In computer science, a b-tree is a type of tree data structure. Unlike a binary tree where each node has exactly two children, a b-tree node may have a variable number of children. The number of children may vary within a range defined for the b-tree.
B-trees are used in applications including databases, file systems, and so on. Thus, a b-tree child node may store, for example, a key and a row identifier. In one example, the entries in a b-tree child node may be arranged in order by key value. In the example, each key in a non-child node (e.g., branch block) has an associated child node that is the root of a sub-tree containing nodes with keys less than or equal to the key but greater than the preceding key. A node may also have an additional right-most child that is the root for a sub-tree containing all keys greater than any keys in the node.
As data is inserted into a b-tree, a node may become full. Thus a node may be split to accommodate subsequent data insertions. Prior Art FIG. 1 illustrates an example of this splitting. At time T0, a b-tree may include a root node 100 that has a child node 110. Child node 110 may itself have two child nodes (e.g., a child node 120, a child node 130). At time T0 it may be determined that an insertion has caused the child node 130 to become full. Thus, at time T1, a median key 135 may be identified in the child node 130. At time T2, the median key 135 may be relocated to the node 110 and an additional child node 140 may be allocated and linked to the b-tree. A subset (e.g., half) of the keys that appeared in the child node 130 at time T1 will be located in the child node 130 at time T2. For example, keys with values less than that of the median key 135 may be located in the child node 130. Similarly, a subset (e.g., half) of the keys that appeared in the node 130 at time T1 will be located in the child node 140 at time T2. For example, keys with values greater than or equal to that of the median key 135 may be located in the child node 140 at time T2.

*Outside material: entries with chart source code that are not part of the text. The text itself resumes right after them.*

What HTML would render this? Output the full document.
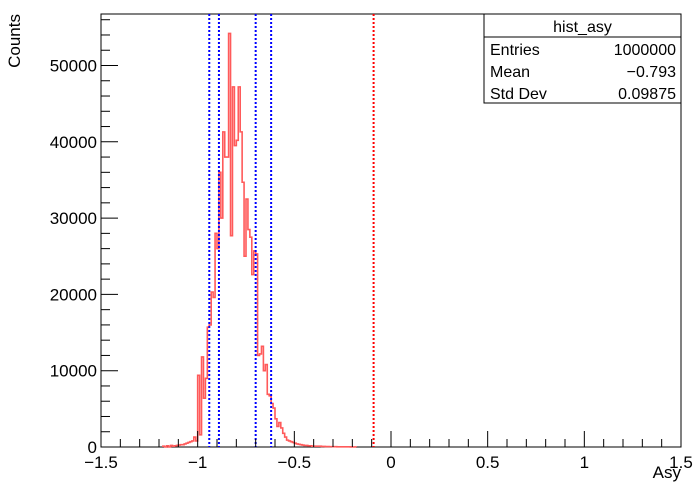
<!DOCTYPE html>
<html><head><meta charset="utf-8"><style>
body{margin:0;background:#fff;}
svg{display:block;font-family:"Liberation Sans",sans-serif;}
</style></head><body>
<svg id="c" width="693" height="489"></svg>
<script>
const binStart = -1.18;
const binWidth = 0.01;
const counts = [100,0,150,0,200,100,150,200,250,300,300,400,500,600,700,800,1300,800,9400,1600,11800,6400,9000,15700,16000,20300,19600,28000,26000,36000,30000,41300,38000,38000,54200,27700,47200,39500,40200,47200,41300,34700,25000,32500,28500,27500,22600,25700,25300,12000,12200,13200,10000,10800,6900,6700,5700,5100,3700,2700,3200,2500,1800,1300,900,800,700,600,500,400,350,300,250,200,200,150,150,100,100,100,100,100,80,80,60,60,50,50,40,40,30,30,30,20,20,20,20,10,10,10];
const blueLines = [-0.94,-0.89,-0.70,-0.62];
const redLines = [-0.09];
const xTicks = [-1.5,-1,-0.5,0,0.5,1,1.5];
const xTickLabels = ["\u22121.5","\u22121","\u22120.5","0","0.5","1","1.5"];
const yTicks = [0,10000,20000,30000,40000,50000];
const yTickLabels = ["0","10000","20000","30000","40000","50000"];
const statRows = [["Entries","1000000"],["Mean","\u22120.793"],["Std Dev","0.09875"]];

const L=101,R=681,T=14,B=447;
const X=v=>L+(v+1.5)/3*(R-L);
const Y=v=>B-v*76.3/10000;
const svg=document.getElementById('c');
const NS='http://www.w3.org/2000/svg';
function mk(t,a,p){const e=document.createElementNS(NS,t);for(const k in a)e.setAttribute(k,a[k]);(p||svg).appendChild(e);return e;}

const fr=mk('rect',{x:L,y:T,width:R-L,height:B-T,fill:'none',stroke:'#000','stroke-width':1});



let d='M'+X(binStart)+','+B;
counts.forEach((c,i)=>{const x0=X(binStart+i*binWidth),x1=X(binStart+(i+1)*binWidth);d+=' L'+x0+','+Y(c)+' L'+x1+','+Y(c);});
d+=' L'+X(binStart+counts.length*binWidth)+','+B;
const h=mk('path',{d:d,fill:'none',stroke:'#ff5a5a','stroke-width':1.6});



blueLines.forEach(v=>{const l=mk('line',{x1:X(v),x2:X(v),y1:T,y2:B,stroke:'#0000ff','stroke-width':2,'stroke-dasharray':'2,2'});

});
redLines.forEach(v=>{const l=mk('line',{x1:X(v),x2:X(v),y1:T,y2:B,stroke:'#ff0000','stroke-width':2,'stroke-dasharray':'2,2'});

});

for(let i=0;i<=30;i++){const v=-1.5+i*0.1;const major=i%5==0;
 mk('line',{x1:X(v),x2:X(v),y1:B,y2:B-(major?16:8),stroke:'#000','stroke-width':1});}
xTicks.forEach((v,i)=>{const t=mk('text',{x:X(v),y:B+21,'text-anchor':'middle','font-size':17});t.textContent=xTickLabels[i];

});
for(let v=0;v<=56000;v+=2000){const major=v%10000==0;
 mk('line',{x1:L,x2:L+(major?17:9),y1:Y(v),y2:Y(v),stroke:'#000','stroke-width':1});}
yTicks.forEach((v,i)=>{const t=mk('text',{x:L-4,y:Y(v)+6,'text-anchor':'end','font-size':17});t.textContent=yTickLabels[i];

});

const xt=mk('text',{x:R,y:478,'text-anchor':'end','font-size':17});xt.textContent='Asy';


const yt=mk('text',{x:20,y:T,'text-anchor':'end','font-size':17,transform:'rotate(-90 20 '+T+')'});yt.textContent='Counts';



const g=mk('g',{});


mk('rect',{x:484,y:14,width:197,height:89,fill:'#fff',stroke:'#000','stroke-width':1},g);
mk('line',{x1:484,x2:681,y1:37,y2:37,stroke:'#000'},g);
const st=mk('text',{x:582.5,y:32,'text-anchor':'middle','font-size':16},g);st.textContent='hist_asy';
statRows.forEach((r,i)=>{const y=55+i*22;
 const a=mk('text',{x:490,y:y,'font-size':16},g);a.textContent=r[0];
 const b=mk('text',{x:676,y:y,'text-anchor':'end','font-size':16},g);b.textContent=r[1];});
</script>
</body></html>
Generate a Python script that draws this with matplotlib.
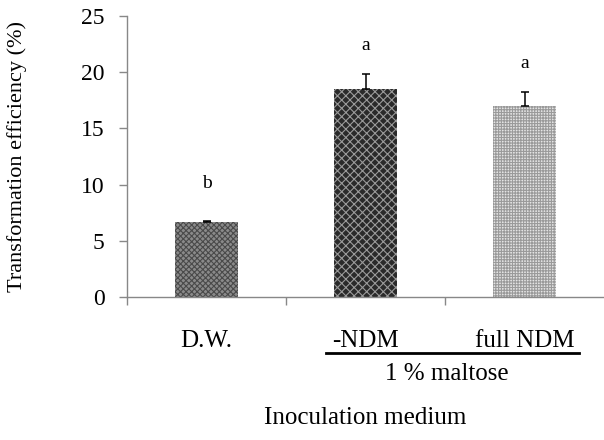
import numpy as np
import matplotlib.pyplot as plt
from matplotlib.transforms import blended_transform_factory

plt.rcParams['font.family'] = ['Liberation Serif', 'DejaVu Serif']
plt.rcParams['hatch.linewidth'] = 0.8

# data
media = ['D.W.', '-NDM', 'full NDM']
efficiency = [6.65, 18.5, 16.95]
err = [0.08, 1.3, 1.3]
letters = ['b', 'a', 'a']
letter_y = [10.1, 22.4, 20.8]

faces = ['#8a8a8a', '#2a2a2a', '#e4e4e4']
hatch_cols = ['#4a4a4a', '#9a9a9a', '#9a9a9a']
hatches = ['xxxxxx', 'xxxx', '++++++']

fig = plt.figure(figsize=(6.04, 4.4), dpi=100)
ax = fig.add_axes([0.2103, 0.325, 0.7897, 0.6386])

x = np.arange(len(media))
for i in x:
    ax.bar(x[i], efficiency[i], width=0.4, color=faces[i], edgecolor=hatch_cols[i],
           hatch=hatches[i], linewidth=0)
ax.errorbar(x, efficiency, yerr=[np.zeros(len(err)), err], fmt='none',
            ecolor='black', elinewidth=1.1, capsize=3, capthick=1.1)

for i in x:
    ax.text(x[i], letter_y[i], letters[i], ha='center', va='center', fontsize=14)

ax.set_xlim(-0.5, 2.5)
ax.set_ylim(0, 25)
ax.set_yticks([0, 5, 10, 15, 20, 25])
ax.set_xticks(x)
ax.set_xticklabels(media)
ax.set_xticks([-0.5, 0.5, 1.5], minor=True)
ax.tick_params(axis='x', which='major', length=0, labelsize=18, pad=24)
ax.tick_params(axis='x', which='minor', length=6, color='#888888', width=1)
ax.tick_params(axis='y', length=6, color='#888888', width=1, labelsize=17, pad=10)

for s in ['top', 'right']:
    ax.spines[s].set_visible(False)
for s in ['left', 'bottom']:
    ax.spines[s].set_color('#888888')
    ax.spines[s].set_linewidth(1)

ax.set_ylabel('Transformation efficiency (%)', fontsize=16, labelpad=39)

# group bracket for the maltose media
tr = blended_transform_factory(ax.transData, ax.transAxes)
ax.plot([0.75, 2.34], [-0.199, -0.199], color='black', lw=2, transform=tr, clip_on=False)
ax.text(1.51, -0.275, '1 % maltose', transform=tr, ha='center', va='center', fontsize=18)
ax.text(1.0, -0.43, 'Inoculation medium', transform=tr, ha='center', va='center', fontsize=18)

fig.savefig('out.png', dpi=100)
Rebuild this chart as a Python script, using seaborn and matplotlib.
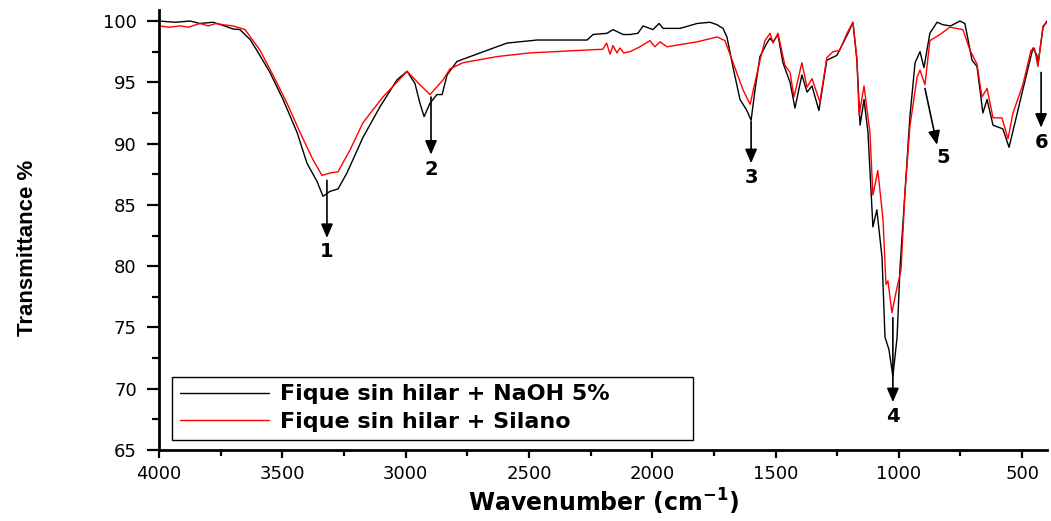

At certain times a b-tree may develop a “hot-spot”. A hot-spot describes a region (e.g., leaf node) that is experiencing a level of insertion activity that creates contention issues and/or other issues. For example, consider an online transaction processing system (OLTP) that handles transactions having sequentially increasing order numbers that are used as a key/index. When the OLTP experiences a certain level of activity, the rightmost block may become a hot-spot because an undesirable level of insertion activity may be focused in that rightmost block. Under these conditions, performing an operation like a split may lead to undesirable performance. While a rightmost block is identified, it is to be appreciated that other nodes may become hot-spots under other conditions.